GRETA Thunberg looked much younger than her 17 years, a tiny Messiah-like figure in a yellow raincoat, as she addressed thousands of followers at the youth climate strike in Bristol.

By the time she was 16, the Swedish schoolgirl was listed among the world’s 100 Most Powerful Women and had won Glamour magazine’s Woman of the Year Award. She is nominated, for the second year in a row, for the Nobel Peace Prize.

Pretty much all I’d achieved at her age was a Queen’s Guide badge and a handful of gymnastics certificates.

While there is much to admire about Greta, I do wonder how healthy it can be for anyone of her age, let alone one so serious and sensitive, to be lionised like a rock star goddess. She cut such a lonely figure, taking to the microphone, as her name was chanted by an army of adoring fans.

But mostly I wonder just how much school she is missing to attend events like this.

With her drive, passion and anger, Greta is a force to be reckoned with. “There will be a time when we will look back and ask ourselves what we did right now,” the teenage activist told the Bristol Youth Strike 4 Climate rally. Her rousing speech took aim at world leaders for leaving young people “to tell the uncomfortable truth”.

Greta tweeted that at least 30,000 had joined her 80th school strike. The girl who, aged 12, skipped lessons on Fridays to protest about climate change now finds herself at the centre of a global movement, inspiring strikes by more than 100,000 schoolchildren in over 100 countries.

“Skolstrejk for Klimatet” read the banners at last week’s march; as thousands of other youngsters also took the day off school to be there. Of course they should be angry about the environmental disaster they have inherited and yes, they should speak out. As a teenager, incensed at mankind’s abuse of the natural world, I joined Greenpeace, stopped eating meat and marched at protests. But I didn’t miss school to do it.

There is an unsettling sense of entitlement about teenagers who go on school strike. Education is taken for granted by their generation, as it was by my own, but for many youngsters around the world it is still a luxury.

And for generations before us, it was largely out of reach. In Bradford, at the entrance to The Broadway, there’s a statue of city MP WE Forster that people probably don’t look twice at as they walk past.

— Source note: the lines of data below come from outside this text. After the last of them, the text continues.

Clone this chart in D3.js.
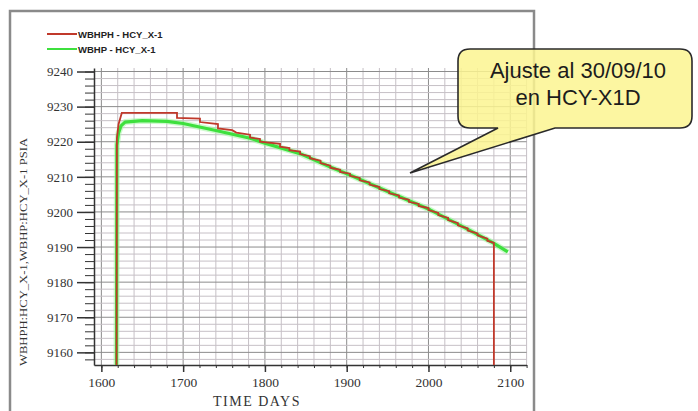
<!DOCTYPE html>
<html>
<head>
<meta charset="utf-8">
<script src="https://cdn.jsdelivr.net/npm/d3@7"></script>
<style>
  html, body { margin: 0; padding: 0; background: #fff; }
  svg { display: block; }
</style>
</head>
<body>
<div id="chart"></div>
<script>
// Series: [day, psia]
const redSeries = [
  [1618.5, 9156.4], [1619, 9221], [1621, 9225], [1625, 9228.2], [1692.5, 9228.2],
  [1692.5, 9226.8], [1720.6, 9226.6], [1720.6, 9225.6], [1742.6, 9225.0], [1742.6, 9223.8],
  [1760, 9223.3], [1765, 9222.6], [1781.8, 9222.0], [1781.8, 9221.2], [1794, 9220.8],
  [1794, 9220.0], [1818.5, 9219.4], [1818.5, 9218.6], [1830, 9218.2], [1830, 9217.6],
  [1843, 9217.2], [1843, 9216.5], [1855, 9215.9], [1855, 9215.3], [1868, 9214.6],
  [1868, 9213.9], [1880, 9213.2], [1880, 9212.6], [1892, 9212.0], [1892, 9211.4],
  [1904, 9210.9], [1904, 9210.3], [1916, 9209.7], [1916, 9209.0], [1928, 9208.4],
  [1928, 9207.8], [1940, 9207.1], [1940, 9206.5], [1952, 9205.9], [1952, 9205.3],
  [1964, 9204.7], [1964, 9204.1], [1976, 9203.5], [1976, 9202.9], [1988, 9202.3],
  [1988, 9201.7], [2000, 9201.1], [2000, 9200.5], [2012, 9199.7], [2012, 9199.1],
  [2024, 9198.3], [2024, 9197.7], [2036, 9196.8], [2036, 9196.2], [2048, 9195.3],
  [2048, 9194.7], [2060, 9193.9], [2060, 9193.3], [2072, 9192.4], [2072, 9191.8],
  [2080, 9191.2], [2080, 9156.4]
];

const greenSeries = [
  [1618.5, 9156.4], [1619, 9219], [1621, 9222.5], [1624, 9224.5], [1629, 9225.6],
  [1650, 9226], [1680, 9225.8], [1700, 9225.2], [1740, 9223.2], [1782, 9221.0],
  [1800, 9219.6], [1843, 9216.6], [1880, 9212.8], [1904, 9210.5], [1950, 9205.8],
  [2002, 9200.6], [2050, 9194.8], [2079, 9191.2], [2097, 9188.6]
];

const xTicks = [1600, 1700, 1800, 1900, 2000, 2100];
const yTicks = [9160, 9170, 9180, 9190, 9200, 9210, 9220, 9230, 9240];
const legendLabels = ["WBHPH - HCY_X-1", "WBHP - HCY_X-1"];
const calloutLines = ["Ajuste al 30/09/10", "en HCY-X1D"];

const W = 698, H = 411;
const red = "#c0392b", green = "#3ee03e";

const svg = d3.select("#chart").append("svg")
  .attr("width", W)
  .attr("height", H);

// Scales
const x = d3.scaleLinear().domain([1591, 2120]).range([94, 526.6]);
const y = d3.scaleLinear().domain([9156.4, 9241]).range([365, 68]);

// Outer frame
svg.append("rect")
  .attr("x", 10).attr("y", 11)
  .attr("width", 524).attr("height", 420)
  .attr("fill", "none")
  .attr("stroke", "#8a8a8a")
  .attr("stroke-width", 2.5);

// Grid (minor then major)
const xMinor = d3.range(1600, 2121, 20);
const yMinor = d3.range(9158, 9241, 2);

svg.append("g").selectAll("line")
  .data(xMinor)
  .enter().append("line")
  .attr("x1", d => x(d)).attr("x2", d => x(d))
  .attr("y1", y.range()[1]).attr("y2", y.range()[0])
  .attr("stroke", d => d % 100 === 0 ? "#8c8c8c" : "#c6c0c6")
  .attr("stroke-width", 1);

svg.append("g").selectAll("line")
  .data(yMinor)
  .enter().append("line")
  .attr("x1", x.range()[0]).attr("x2", x.range()[1])
  .attr("y1", d => y(d)).attr("y2", d => y(d))
  .attr("stroke", d => d % 10 === 0 ? "#8c8c8c" : "#c6c0c6")
  .attr("stroke-width", 1);

// Axes
const xAxisMinor = d3.axisBottom(x).tickValues(xMinor).tickSize(3).tickFormat("");
svg.append("g")
  .attr("transform", "translate(0,365)")
  .call(xAxisMinor)
  .call(g => g.select(".domain").remove())
  .selectAll("line").attr("stroke", "#333");

svg.append("g")
  .attr("transform", "translate(0,365)")
  .call(d3.axisBottom(x).tickValues(xTicks).tickSize(7).tickSizeOuter(0).tickFormat(d3.format("d")))
  .call(g => g.select(".domain").attr("stroke", "#333").attr("stroke-width", 1.5))
  .call(g => g.selectAll(".tick line").attr("stroke", "#333").attr("stroke-width", 1.5))
  .selectAll("text")
  .attr("y", 12)
  .style("font-family", "'Liberation Serif', 'DejaVu Serif', serif")
  .style("font-size", "13.5px")
  .style("fill", "#333");

svg.append("g")
  .attr("transform", "translate(94,0)")
  .call(d3.axisLeft(y).tickValues(yMinor).tickSize(9).tickFormat(""))
  .call(g => g.select(".domain").remove())
  .selectAll("line").attr("stroke", "#333");

svg.append("g")
  .attr("transform", "translate(94,0)")
  .call(d3.axisLeft(y).tickValues(yTicks).tickSize(17).tickSizeOuter(0).tickFormat(d3.format("d")))
  .call(g => g.select(".domain").attr("stroke", "#333").attr("stroke-width", 1.5))
  .call(g => g.selectAll(".tick line").attr("stroke", "#333").attr("stroke-width", 1.5))
  .selectAll("text")
  .attr("x", -21)
  .style("font-family", "'Liberation Serif', 'DejaVu Serif', serif")
  .style("font-size", "13px")
  .style("fill", "#333");

// Axis labels
svg.append("text")
  .attr("x", 257).attr("y", 406)
  .attr("text-anchor", "middle")
  .style("font-family", "'Liberation Serif', serif")
  .style("font-size", "14px")
  .style("letter-spacing", "1.5px")
  .style("fill", "#333")
  .text("TIME  DAYS");

svg.append("text")
  .attr("transform", "translate(27,252) rotate(-90)")
  .attr("text-anchor", "middle")
  .attr("textLength", 228)
  .attr("lengthAdjust", "spacingAndGlyphs")
  .style("font-family", "'Liberation Serif', serif")
  .style("font-size", "11px")
  .style("fill", "#333")
  .text("WBHPH:HCY_X-1,WBHP:HCY_X-1   PSIA");

// Series lines
const line = d3.line().x(d => x(d[0])).y(d => y(d[1]));

// soft halo under the simulated curve, as in the scanned original
svg.append("path")
  .datum(greenSeries)
  .attr("d", line)
  .attr("fill", "none")
  .attr("stroke", "#9ef59e")
  .attr("stroke-width", 6)
  .attr("stroke-opacity", 0.5)
  .attr("stroke-linejoin", "round");

svg.append("path")
  .datum(greenSeries)
  .attr("d", line)
  .attr("fill", "none")
  .attr("stroke", green)
  .attr("stroke-width", 3.2)
  .attr("stroke-linejoin", "round");

svg.append("path")
  .datum(redSeries)
  .attr("d", line)
  .attr("fill", "none")
  .attr("stroke", red)
  .attr("stroke-width", 1.8);

// Legend
const legendColors = [red, green];
const legend = svg.append("g").selectAll("g")
  .data(legendLabels)
  .enter().append("g")
  .attr("transform", (d, i) => `translate(0,${34 + i * 15})`);

legend.append("line")
  .attr("x1", 47).attr("x2", 77)
  .attr("stroke", (d, i) => legendColors[i])
  .attr("stroke-width", 2);

legend.append("text")
  .attr("x", 78).attr("y", 3.5)
  .style("font-family", "'Liberation Sans', Arial, sans-serif")
  .style("font-size", "9.5px")
  .style("font-weight", "bold")
  .style("fill", "#222")
  .text(d => d);

// Callout box with pointer
const bx0 = 458, by0 = 49, bx1 = 692, by1 = 128, r = 12;
const p = d3.path();
p.moveTo(bx0 + r, by0);
p.lineTo(bx1 - r, by0);
p.quadraticCurveTo(bx1, by0, bx1, by0 + r);
p.lineTo(bx1, by1 - r);
p.quadraticCurveTo(bx1, by1, bx1 - r, by1);
p.lineTo(555, by1);
p.lineTo(410, 173);
p.lineTo(498, by1);
p.lineTo(bx0 + r, by1);
p.quadraticCurveTo(bx0, by1, bx0, by1 - r);
p.lineTo(bx0, by0 + r);
p.quadraticCurveTo(bx0, by0, bx0 + r, by0);
p.closePath();

svg.append("path")
  .attr("d", p.toString())
  .attr("fill", "#fbf590")
  .attr("fill-opacity", 0.85)
  .attr("stroke", "#2a2a2a")
  .attr("stroke-width", 1.6);

svg.append("g").selectAll("text")
  .data(calloutLines)
  .enter().append("text")
  .attr("x", 578)
  .attr("y", (d, i) => 78 + i * 27)
  .attr("text-anchor", "middle")
  .style("font-family", "'Liberation Sans', Arial, sans-serif")
  .style("font-size", "22px")
  .style("fill", "#1c1c1c")
  .text(d => d);
</script>
</body>
</html>
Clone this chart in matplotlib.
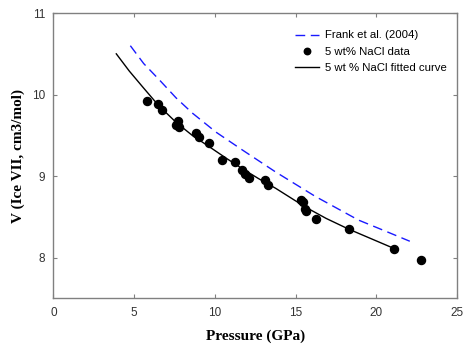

It was Forster’s Education Act in 1870 that set the framework for a state education system that is still recognisable today.

Today’s young people have much to blame the older generation for. “You have stolen my dreams and my childhood,” an angry Greta Thunberg told world leaders at last year’s UN Climate Action Summit.

But without the vision, campaigning and commitment of generations before them, there wouldn’t be the education system they so casually cast aside today.

As International Women’s Day approaches and we celebrate pioneering females like Greta, I think also of women like my grandma, who was working in a carpet mill at the age of 12. School barely registered in her life.

Like most children of northern working-class families in the early 20th century, she was put to work with no say in the matter. Was she bitter? She was too busy working and raising a family.

But she did tell me, when she was in her 80s, how much she hated that mill and its deafening noise.

Speak out, Greta, but don’t skip school. Girls who came before you didn’t have your choices.